Она вспомнила этот пляжный домик, потом вновь оказалась в кухне Обри Уиттакер. Что представляла Обри, когда платившие ей мужчины делали свое дело? Дом на берегу моря? Адский огонь?
– Отпечатки пальцев, – вдруг сказал Пол, словно пришел к какому-то выводу. – И ее черная книжка. Где-то здесь должна быть какая-то прямая линия, ведущая к этому подонку.
Глава 4
Мерси держала Тима на коленях, предоставив Кларку мыть посуду. В старом доме было холодно, и у Мерси замерзли ноги. За окном она видела в ярком свете фонарей большой двор с детским трехколесным велосипедом и раму с вертелом для барбекю, кошку на стене ограды, а за ней апельсиновые деревья. Участок окружала роща, а ее – усадьбы. Мерси снимала этот дом из-за его уединенности и невысокой арендной платы.
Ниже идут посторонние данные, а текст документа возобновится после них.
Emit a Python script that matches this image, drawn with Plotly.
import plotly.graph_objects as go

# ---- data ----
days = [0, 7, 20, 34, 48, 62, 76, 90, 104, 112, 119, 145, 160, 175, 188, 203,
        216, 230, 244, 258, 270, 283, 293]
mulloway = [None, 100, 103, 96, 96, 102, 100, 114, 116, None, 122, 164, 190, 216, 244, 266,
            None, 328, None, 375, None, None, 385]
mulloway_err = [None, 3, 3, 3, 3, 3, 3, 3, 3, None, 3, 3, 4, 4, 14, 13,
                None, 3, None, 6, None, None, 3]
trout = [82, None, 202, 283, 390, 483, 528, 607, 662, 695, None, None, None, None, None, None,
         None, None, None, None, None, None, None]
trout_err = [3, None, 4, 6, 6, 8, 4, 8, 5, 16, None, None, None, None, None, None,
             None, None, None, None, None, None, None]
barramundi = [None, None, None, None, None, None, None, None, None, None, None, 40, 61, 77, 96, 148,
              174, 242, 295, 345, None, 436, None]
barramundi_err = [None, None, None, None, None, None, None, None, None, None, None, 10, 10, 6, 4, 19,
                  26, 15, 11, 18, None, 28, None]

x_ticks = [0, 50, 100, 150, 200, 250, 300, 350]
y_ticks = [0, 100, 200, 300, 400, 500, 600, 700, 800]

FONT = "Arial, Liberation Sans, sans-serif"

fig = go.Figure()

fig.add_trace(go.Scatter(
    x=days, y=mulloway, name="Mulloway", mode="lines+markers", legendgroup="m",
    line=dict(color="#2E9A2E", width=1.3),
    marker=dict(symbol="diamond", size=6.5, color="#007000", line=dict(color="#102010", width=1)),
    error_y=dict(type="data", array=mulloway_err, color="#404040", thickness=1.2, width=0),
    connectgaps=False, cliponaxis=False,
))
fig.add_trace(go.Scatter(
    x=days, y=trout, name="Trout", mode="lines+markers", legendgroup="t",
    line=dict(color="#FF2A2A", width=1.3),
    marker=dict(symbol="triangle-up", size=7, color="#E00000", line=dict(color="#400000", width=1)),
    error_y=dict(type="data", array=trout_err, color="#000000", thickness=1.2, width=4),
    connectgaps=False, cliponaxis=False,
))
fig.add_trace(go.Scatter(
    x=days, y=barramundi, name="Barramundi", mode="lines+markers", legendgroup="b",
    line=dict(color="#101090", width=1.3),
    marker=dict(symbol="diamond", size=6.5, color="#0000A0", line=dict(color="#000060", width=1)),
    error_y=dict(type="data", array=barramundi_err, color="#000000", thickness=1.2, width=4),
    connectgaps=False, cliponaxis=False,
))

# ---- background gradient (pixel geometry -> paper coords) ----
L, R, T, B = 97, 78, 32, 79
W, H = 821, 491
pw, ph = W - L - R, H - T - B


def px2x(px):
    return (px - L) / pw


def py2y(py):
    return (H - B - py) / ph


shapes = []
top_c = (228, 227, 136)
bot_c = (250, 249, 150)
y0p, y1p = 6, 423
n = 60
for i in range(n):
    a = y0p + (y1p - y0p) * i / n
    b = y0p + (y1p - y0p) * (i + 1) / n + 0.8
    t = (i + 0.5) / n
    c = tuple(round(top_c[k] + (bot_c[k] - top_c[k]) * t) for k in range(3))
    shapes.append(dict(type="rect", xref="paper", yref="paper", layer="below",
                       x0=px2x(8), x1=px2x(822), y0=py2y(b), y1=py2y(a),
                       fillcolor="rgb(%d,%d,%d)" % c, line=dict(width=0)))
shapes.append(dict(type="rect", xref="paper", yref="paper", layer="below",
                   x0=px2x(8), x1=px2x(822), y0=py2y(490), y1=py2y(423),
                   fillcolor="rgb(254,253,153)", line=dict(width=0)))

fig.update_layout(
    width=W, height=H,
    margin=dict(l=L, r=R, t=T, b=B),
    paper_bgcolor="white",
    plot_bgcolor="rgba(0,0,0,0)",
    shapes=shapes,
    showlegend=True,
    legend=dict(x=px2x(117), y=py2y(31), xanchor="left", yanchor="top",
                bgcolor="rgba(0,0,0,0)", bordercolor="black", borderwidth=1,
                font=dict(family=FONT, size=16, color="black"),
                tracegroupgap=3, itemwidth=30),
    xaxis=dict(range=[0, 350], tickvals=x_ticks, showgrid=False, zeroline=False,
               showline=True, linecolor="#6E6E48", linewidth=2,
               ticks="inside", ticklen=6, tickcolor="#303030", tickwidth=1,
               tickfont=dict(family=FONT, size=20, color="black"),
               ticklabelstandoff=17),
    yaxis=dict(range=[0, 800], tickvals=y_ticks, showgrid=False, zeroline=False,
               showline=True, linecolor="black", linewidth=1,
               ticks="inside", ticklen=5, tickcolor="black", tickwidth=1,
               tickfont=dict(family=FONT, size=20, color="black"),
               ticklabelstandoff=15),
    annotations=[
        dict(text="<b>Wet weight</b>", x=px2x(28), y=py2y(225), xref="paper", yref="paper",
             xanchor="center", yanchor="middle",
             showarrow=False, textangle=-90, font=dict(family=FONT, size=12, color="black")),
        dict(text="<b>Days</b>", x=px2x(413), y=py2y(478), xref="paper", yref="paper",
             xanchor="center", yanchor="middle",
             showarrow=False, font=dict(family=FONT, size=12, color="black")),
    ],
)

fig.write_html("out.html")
На голове у Тима была вязаная шапочка, отчасти для тепла, отчасти потому, что он в ней очаровательно выглядел. Она напоминала Мерси о Хессе, так как в их последние встречи он бывал в шляпе. Тим-младший походил на Хесса. Трудно думать о нем, не вспоминая всего, что пошло прахом. Мерси попыталась хотя бы на время забыть о Хессе.
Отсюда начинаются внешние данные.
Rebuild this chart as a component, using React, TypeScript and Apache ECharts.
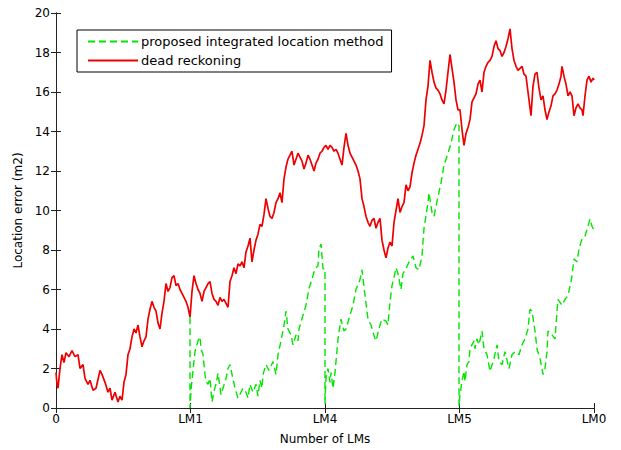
import React, { useEffect, useRef } from "react";
import * as echarts from "echarts";

// x = sample index along the route (0 .. 538), landmarks every 134.5 samples
const tickLabels = ["0", "LM1", "LM4", "LM5", "LM0"];
const lmSpacing = 134.5;
const xMax = 538;

const seriesNames = ["proposed integrated location method", "dead reckoning"];

const deadReckoning: [number, number][] = [
  [0,1.8],[1,1.2],[2,1.0],[4,2.0],[6,2.7],[8,2.3],[10,2.8],[13,2.6],[16,2.9],[19,2.6],[22,2.7],[24,2.0],[27,2.2],[29,1.5],[32,1.2],[34,1.4],[37,0.9],[40,1.0],[44,1.9],[46,1.7],[49,1.3],[52,0.8],[54,1.0],[56,0.4],[59,0.8],[62,0.3],[64,0.6],[66,0.4],[68,1.3],[70,1.7],[72,2.7],[74,3.0],[76,3.6],[78,4.0],[80,3.8],[82,4.2],[84,3.6],[86,3.1],[88,3.4],[90,3.6],[92,4.5],[94,5.0],[96,5.4],[98,5.1],[100,4.9],[102,4.3],[104,4.0],[106,4.8],[108,5.4],[110,6.3],[112,5.9],[114,6.1],[116,6.6],[118,6.7],[120,6.2],[122,6.3],[124,6.0],[126,5.8],[128,5.6],[130,5.4],[132,5.1],[134,4.6],[136,5.9],[138,6.7],[140,6.3],[142,6.0],[144,5.8],[146,5.4],[148,5.9],[150,6.1],[152,6.3],[154,6.4],[156,5.8],[158,5.5],[160,5.4],[162,5.2],[164,5.6],[166,5.4],[168,5.5],[170,5.3],[172,5.1],[174,6.4],[176,6.7],[178,7.1],[180,6.8],[182,7.3],[184,7.2],[186,7.4],[188,7.1],[190,7.9],[192,8.2],[194,8.6],[196,7.4],[198,8.0],[200,8.5],[202,8.8],[204,9.3],[206,9.2],[208,9.8],[210,10.6],[212,10.1],[214,9.7],[216,9.6],[218,9.9],[220,10.4],[222,10.6],[224,10.9],[226,10.4],[228,11.6],[230,12.2],[232,12.6],[234,12.8],[236,13.0],[238,12.3],[240,12.6],[242,12.9],[244,12.7],[246,12.5],[248,12.1],[250,12.4],[252,12.8],[254,12.6],[256,12.3],[258,12.0],[260,12.4],[262,12.6],[264,12.9],[266,13.0],[268,13.2],[270,13.3],[272,13.1],[274,13.3],[276,13.2],[278,13.0],[280,13.1],[282,12.9],[284,12.6],[286,12.3],[288,13.2],[290,13.9],[292,13.3],[294,12.9],[296,12.7],[298,12.5],[300,12.3],[302,12.0],[304,11.6],[306,10.6],[308,10.2],[310,9.7],[312,9.4],[314,9.2],[316,9.5],[318,9.6],[320,9.1],[322,9.4],[324,9.6],[326,8.5],[328,8.0],[330,7.6],[332,8.1],[334,8.4],[336,8.2],[338,9.4],[340,10.0],[342,10.6],[344,9.9],[346,10.2],[348,10.4],[350,11.3],[352,11.0],[354,11.2],[356,11.9],[358,12.4],[360,12.8],[362,13.1],[364,13.4],[366,13.8],[368,14.3],[370,15.6],[372,16.3],[374,17.6],[376,17.0],[378,16.5],[380,16.2],[382,16.1],[384,15.9],[386,15.6],[388,15.4],[390,16.1],[392,17.0],[394,17.9],[396,17.2],[398,16.5],[400,15.6],[402,15.1],[404,15.1],[406,14.1],[408,13.3],[410,13.9],[412,14.2],[414,14.6],[416,15.5],[418,15.7],[420,15.9],[422,16.4],[424,16.6],[426,16.0],[428,17.0],[430,17.3],[432,17.5],[434,17.6],[436,17.8],[438,18.3],[440,18.6],[442,18.2],[444,18.1],[446,17.8],[448,18.0],[450,18.3],[452,18.7],[454,19.2],[456,18.2],[458,17.6],[460,17.3],[462,17.1],[464,17.2],[466,17.3],[468,16.9],[470,16.8],[472,16.0],[474,15.2],[475,14.8],[477,16.3],[479,16.9],[481,17.0],[483,16.2],[485,15.6],[487,15.8],[489,15.1],[491,14.6],[493,15.0],[495,15.3],[497,15.8],[499,15.9],[501,16.1],[503,16.4],[505,16.8],[506,17.3],[508,16.8],[510,16.4],[512,15.8],[514,16.0],[516,15.8],[518,14.8],[520,15.2],[522,15.4],[524,15.2],[526,15.1],[527,14.8],[529,15.8],[531,16.6],[533,16.8],[535,16.5],[537,16.7],[538,16.6]
];

const proposed: [number, number][] = [
  [134,4.6],[134,0],[135,0.9],[137,1.9],[139,2.85],[142,3.4],[144,3.6],[145,3.0],[147,2.7],[149,1.7],[150,1.35],[152,1.2],[154,1.5],[156,0.3],[158,0.86],[160,1.2],[162,1.76],[165,0.67],[167,1.0],[170,1.5],[172,2.0],[174,2.2],[176,1.7],[179,1.0],[182,0.5],[185,0.8],[187,1.0],[190,0.8],[192,0.5],[194,1.2],[197,0.8],[200,1.2],[202,0.6],[204,1.4],[206,1.0],[207,1.7],[210,2.2],[213,1.9],[217,2.35],[220,1.7],[222,2.7],[225,3.4],[228,4.2],[230,4.9],[232,4.0],[235,3.7],[237,3.2],[240,3.7],[242,3.4],[243,4.0],[247,4.7],[250,5.2],[253,6.05],[257,6.7],[259,7.05],[262,7.2],[263,8.06],[265,8.3],[267,7.05],[269,7.05],
  [269,0.2],[270,1.5],[272,2.0],[274,1.3],[275,1.8],[277,1.0],[279,1.8],[280,2.35],[282,3.5],[285,4.5],[288,3.9],[290,4.0],[294,4.7],[297,5.2],[300,6.0],[304,6.5],[306,7.0],[309,5.7],[312,4.5],[315,4.2],[319,3.5],[320,3.4],[324,4.2],[326,4.5],[330,4.4],[332,4.2],[334,5.4],[336,6.2],[338,6.6],[340,7.1],[342,6.8],[345,6.0],[347,6.8],[350,7.05],[353,7.4],[357,7.7],[360,7.1],[363,7.0],[366,7.7],[368,9.1],[372,10.4],[373,10.9],[376,9.9],[378,9.7],[382,10.7],[385,11.4],[388,12.3],[392,12.9],[395,13.4],[398,14.1],[401,14.45],[403,14.3],
  [403,0.1],[404,0.67],[406,1.35],[408,1.86],[409,1.35],[411,2.2],[413,2.35],[414,3.0],[418,3.4],[419,3.0],[421,3.5],[423,3.2],[426,3.9],[428,3.0],[431,2.7],[434,1.86],[438,2.5],[441,3.2],[443,2.35],[446,2.2],[449,2.85],[453,2.0],[456,2.7],[459,2.85],[463,2.7],[466,3.2],[469,3.5],[472,4.0],[474,5.0],[476,4.9],[479,3.9],[481,3.0],[484,2.5],[486,2.0],[487,1.7],[489,2.0],[491,2.85],[492,3.9],[496,3.7],[499,3.5],[501,4.9],[502,5.5],[506,5.2],[509,5.5],[512,5.7],[515,6.4],[516,6.7],[518,7.55],[521,7.4],[523,8.06],[526,8.56],[529,8.7],[532,9.2],[534,9.57],[536,9.2],[538,9.0]
];

const FONT = "DejaVu Sans";

export default function App() {
  const ref = useRef<HTMLDivElement>(null);
  useEffect(() => {
    if (!ref.current) return;
    const chart = echarts.init(ref.current, undefined, { renderer: "svg" });
    const axisColor = "#222";
    const tick = { show: true, inside: true, length: 5, lineStyle: { color: axisColor } };
    chart.setOption({
      animation: false,
      backgroundColor: "#fff",
      textStyle: { fontFamily: FONT },
      grid: { left: 56, right: 27, top: 13, bottom: 40, containLabel: false },
      legend: {
        orient: "vertical",
        left: 77,
        top: 30,
        itemWidth: 50,
        itemHeight: 12,
        itemGap: 6,
        padding: [5, 8, 5, 10],
        borderColor: "#000",
        borderWidth: 1,
        backgroundColor: "#fff",
        itemStyle: { color: "rgba(0,0,0,0)", borderColor: "rgba(0,0,0,0)", borderWidth: 0 },
        textStyle: { fontFamily: FONT, fontSize: 13, color: "#000", padding: [0, 0, 0, -2] },
        data: seriesNames,
      },
      xAxis: [
        {
          type: "value",
          min: 0,
          max: xMax,
          interval: lmSpacing,
          name: "Number of LMs",
          nameLocation: "middle",
          nameGap: 25,
          nameTextStyle: { fontFamily: FONT, fontSize: 12, color: "#000" },
          axisLine: { show: true, onZero: false, lineStyle: { color: axisColor } },
          axisTick: tick,
          splitLine: { show: false },
          axisLabel: {
            fontFamily: FONT,
            fontSize: 12,
            color: "#000",
            margin: 5,
            formatter: (v: number) => tickLabels[Math.round(v / lmSpacing)] ?? "",
          },
        },
        {
          type: "value",
          position: "top",
          min: 0,
          max: xMax,
          interval: lmSpacing,
          axisLine: { show: true, lineStyle: { color: axisColor } },
          axisTick: tick,
          axisLabel: { show: false },
          splitLine: { show: false },
        },
      ],
      yAxis: [
        {
          type: "value",
          min: 0,
          max: 20,
          interval: 2,
          name: "Location error (m2)",
          nameLocation: "middle",
          nameGap: 31,
          nameTextStyle: { fontFamily: FONT, fontSize: 12, color: "#000" },
          axisLine: { show: true, lineStyle: { color: axisColor } },
          axisTick: tick,
          splitLine: { show: false },
          axisLabel: { fontFamily: FONT, fontSize: 12, color: "#000", margin: 6 },
        },
        {
          type: "value",
          position: "right",
          min: 0,
          max: 20,
          interval: 2,
          axisLine: { show: true, lineStyle: { color: axisColor } },
          axisTick: tick,
          axisLabel: { show: false },
          splitLine: { show: false },
        },
      ],
      series: [
        {
          name: seriesNames[0],
          type: "line",
          data: proposed,
          showSymbol: false,
          symbol: "none",
          z: 3,
          itemStyle: { color: "#00e600" },
          lineStyle: { color: "#00e600", width: 1.4, type: [7, 4] },
        },
        {
          name: seriesNames[1],
          type: "line",
          data: deadReckoning,
          showSymbol: false,
          symbol: "none",
          z: 2,
          itemStyle: { color: "#ee0000" },
          lineStyle: { color: "#ee0000", width: 1.7 },
        },
      ],
    });
    return () => chart.dispose();
  }, []);
  return (
    <div
      ref={ref}
      style={{ position: "fixed", left: 0, top: 0, width: 621, height: 450, background: "#fff" }}
    />
  );
}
– Сегодня у нас покер, – сказал Кларк.
Она это знала, потому что отец мыл посуду торопливо, стремясь успеть к игре, начинавшейся в восемь. Кларк и его старые друзья-отставники из шерифского управления каждую среду собирались за игрой в карты.
– Побольше тебе выиграть, – рассеянно пожелала Мерси. Ее голова была теперь занята мыслями о работе, как ни старалась она забыть о ней. – Отец, сегодня все в нашей группе получили так называемые рождественские подарки.
– Нераскрытые дела?
– Мое – шестьдесят девятого года. Убийство некоей Патти Бейли. Я привезла его домой почитать вечером для развлечения.
Кларк отмывал кастрюлю. Он был рослым, худощавым, с красивыми седыми волосами, носил очки. Мерси наблюдала за ним. Задалась вопросом, в каком возрасте у мужчин заостряются локти. У Хесса они были острыми, хотя в отличие от Кларка он был крепкого сложения. Кларк посмотрел на дочь через плечо:
– Купи какой-нибудь роман, если хочешь развлечься.
– Ты помнишь это дело?
– Смутно. В шестьдесят девятом я только начинал в группе расследования взломов и краж. Кажется, этим убийством занимались Раймерс и Торнтон.
– С ними можно повидаться?
– Торнтон вроде бы живет в Эрроухеде. Раймерс умер.
– От чего?
Кларк снова повернулся к ней. От улыбки морщины на его лице меняли направление, и он выглядел добрым и мудрым.
– Сердечный приступ.
Мерси промолчала. Отец постоянно советовал ей забывать дома о работе. Не думать о том, чего она не может изменить. Осознать, что не каждая смерть на земле представляет собой убийство, которое ей нужно расследовать. Пользоваться жизнью – в его устах это современное выражение очень раздражало ее.
Кларк хотел, чтобы Мерси вышла замуж за Майка Макнелли, родила еще ребенка, стала матерью сыну Майка, Дэнни, была матерью, а не матерью-полицейским. Для Кларка служба в полиции являлась просто способом зарабатывания на жизнь, принять эту позицию Мерси не могла.
Для нее служба в полиции была жизнью. Глядя на родителей, Мерси не представляла, откуда в ее характере целеустремленность и напористость. Неизвестно, кем станет Тим, если подобные качества возникают в душе сами собой.